About three weeks ago, there was some buzz about biglaw partners' fees hitting $1,000 an hour.

"So what?" I thought, "Racehorse Haynes bills more than that." (See Kinky Friedman's profile of Haynes.) Even I have made over a grand an hour on lots of cases. Of course, I don't bill by the hour, so I'm motivated to work efficiently and provide maximum value to my clients in minimum time. And I've worked a lot more hours at $5 than at $1,000.

Here, though, is something that caught my attention (I've been reading law practice management blogs like LawBizBlog, and recommend them highly to those hanging out their shingles):

[O]nly a few lawyers are commanding that fee level, and then only in the "bet the company" kind of cases. Commoditized work cannot command that rate.

"Commoditized" means "commodified", which means, "to turn into or treat as a commodity." A commodity is a raw material that can be bought and sold. So what is this ‘commoditized work' of which Ed speaks, and who is doing it?

Lawyering requires creativity, and creativity can't be commoditized. There isn't another lawyer who can do what I do, and I can't do for one client what I do for another. Other lawyers might be able to get the same results I get, but we all do it differently.

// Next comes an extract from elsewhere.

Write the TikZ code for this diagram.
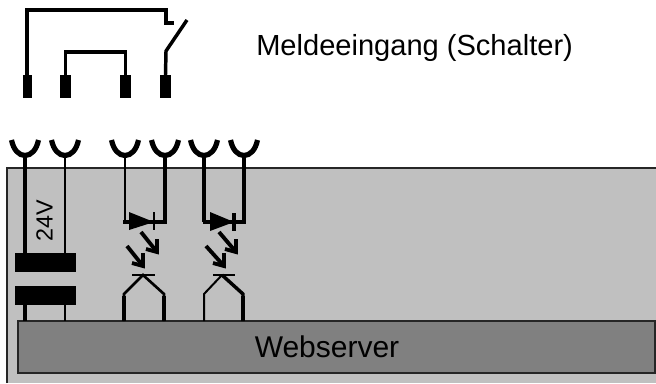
\documentclass[tikz,border=0pt]{standalone}
\usepackage{fontspec}
\setmainfont{Liberation Sans}
\tikzset{
  px/.style={x=0.75pt,y=-0.75pt},
  thin line/.style={line width=1.5pt,black},
  thick line/.style={line width=3pt,black},
  wire/.style={line width=2.6pt,black},
  pin/.style={fill=black,draw=none,inner sep=0pt,minimum height=17.25pt},
  socket/.style={line width=3.9pt,black,line cap=butt},
  core/.style={fill=black,draw=none,inner sep=0pt,minimum width=45.75pt,minimum height=14.25pt},
  diode/.style={fill=black,draw=none},
  ray/.style={line width=2.9pt,black},
}
\newcommand{\sockt}[2]{%
  \coordinate (#1) at (#2,155.5);
  \draw[socket] (#2-13.5,140) .. controls (#2-11.5,150) and (#2-6,155.5) .. (#1) .. controls (#2+6,155.5) and (#2+11.5,150) .. (#2+13.5,140);
}
\newcommand{\rayarrow}[4]{%
  \draw[ray] (#1,#2) -- (#3,#4);
  \draw[ray,line join=miter] (#3-11,#4-3) -- (#3,#4) -- (#3,#4-13);
}
\begin{document}
\begin{tikzpicture}[px]
\useasboundingbox (0,0) rectangle (656,383);
\fill[white] (0,0) rectangle (656,383);
% device body
\path[fill={rgb,255:red,192;green,192;blue,192}] (7,168) rectangle (656,383);
\draw[line width=1.5pt,black!85] (7,383) -- (7,168) -- (656,168);
\node[draw=black!85,line width=1.5pt,fill={rgb,255:red,128;green,128;blue,128},minimum width=477.5pt,minimum height=39pt,inner sep=0pt,outer sep=0pt,font=\fontsize{22.5pt}{26pt}\selectfont] (web) at (336.5,347) {\phantom{Webserver}};
\node[font=\fontsize{22.5pt}{26pt}\selectfont,inner sep=0pt] (webtxt) at (327,347) {Webserver};
% switch contact side
\node[pin,minimum width=6.75pt,anchor=north] (p1) at (27,75) {};
\node[pin,minimum width=8.25pt,anchor=north] (p2) at (65.5,75) {};
\node[pin,minimum width=8.25pt,anchor=north] (p3) at (125.5,75) {};
\node[pin,minimum width=8.25pt,anchor=north] (p4) at (165.5,75) {};
\coordinate (swA) at (166,23);
\coordinate (swB) at (166,51);
\coordinate (swC) at (187,20);
\draw[thick line,miter limit=10] (p1.north) -- (27,10) -- (166,10) -- (swA) -- (174,23);
\draw[wire] (p2.north) -- (65.5,52) -- (125.5,52) -- (p3.north);
\draw[wire] (p4.north) -- (swB) -- (swC);
\node[anchor=west,inner sep=0pt,font=\fontsize{21.8pt}{25pt}\selectfont] (lab) at (256,48) {Meldeeingang (Schalter)};
% sockets
\sockt{s1}{25}\sockt{s2}{65}\sockt{s3}{125}\sockt{s4}{165}\sockt{s5}{204}\sockt{s6}{244}
% supply
\node[core] (t1) at (45.5,262.5) {};
\node[core] (t2) at (45.5,295.5) {};
\draw[thick line] (s1) -- (s1|-t1.north);
\draw[thin line] (s2) -- (s2|-t1.north);
\draw[thick line] (s1|-t2.south) -- (s1|-web.north);
\draw[thin line] (s2|-t2.south) -- (s2|-web.north);
\node[rotate=90,inner sep=0pt,font=\fontsize{17.5pt}{20pt}\selectfont] (v24) at (44.5,221) {24V};
% channel 1
\coordinate (c1a) at (125,222);
\coordinate (c1b) at (165,222);
\draw[thin line] (s3) -- (c1a);
\draw[thick line] (s4) -- (c1b);
\draw[wire] (123,222) -- (c1b) -- (165,220);
\path[diode] (129,212) -- (154,222) -- (129,230) -- cycle;
\draw[thin line] (154,212) -- (154,230);
\rayarrow{141}{232}{157}{252}
\rayarrow{127}{246}{143}{266}
\draw[thin line] (132,275) -- (155,275);
\draw[line width=2pt] (124,321) -- (124,294) -- (143,275) -- (164,294) -- (164,321);
\draw[thick line] (124,296) -- (124,321);
\draw[thick line] (164,296) -- (164,321);
% channel 2
\coordinate (c2a) at (204,222);
\coordinate (c2b) at (244,222);
\draw[thick line] (s5) -- (c2a);
\draw[thick line] (s6) -- (c2b);
\draw[wire] (202.5,222) -- (245.5,222);
\path[diode] (210,212) -- (234,222) -- (210,231) -- cycle;
\draw[thick line] (234,213) -- (234,231);
\rayarrow{219}{232}{236}{252}
\rayarrow{206}{246}{224}{266}
\draw[thin line] (213,275) -- (235,275);
\draw[line width=1.5pt] (204,321) -- (204,294) -- (222,275);
\draw[wire] (222,275) -- (243,294) -- (243,321);
\draw[thick line] (243,296) -- (243,321);
\end{tikzpicture}
\end{document}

If legal work were a commodity, it could be bought and sold. Client X could buy a lawyer's services and then resell them to Client Y. Or Lawyer A could sell services to a client, and then substitute Lawyer B's services for his own. It doesn't work that way. If someone hires me to defend a murder case (for example), she has a right to expect me to represent her. And if someone hires me, she can't then resell my services to someone else who needs me more (and is therefore willing to give her a profit).

Hourly billing (a blight on the practice of law) is an attempted commodification of legal services. One of the myriad problems with the scheme is that not only is one unit of a lawyer's time not interchangeable with a unit of someone else's time, but it's also not interchangeable with another unit of the same lawyer's time. For example, I might sit at my desk and think for hours about one client's problem, and then have the solution to another client's problem hit me when I'm out walking the dog. That instant of inspiration is more valuable to my client whose problem I solved than countless hours spent not finding a solution.

We might do lots of things that are commodifiable. But they aren't lawyering.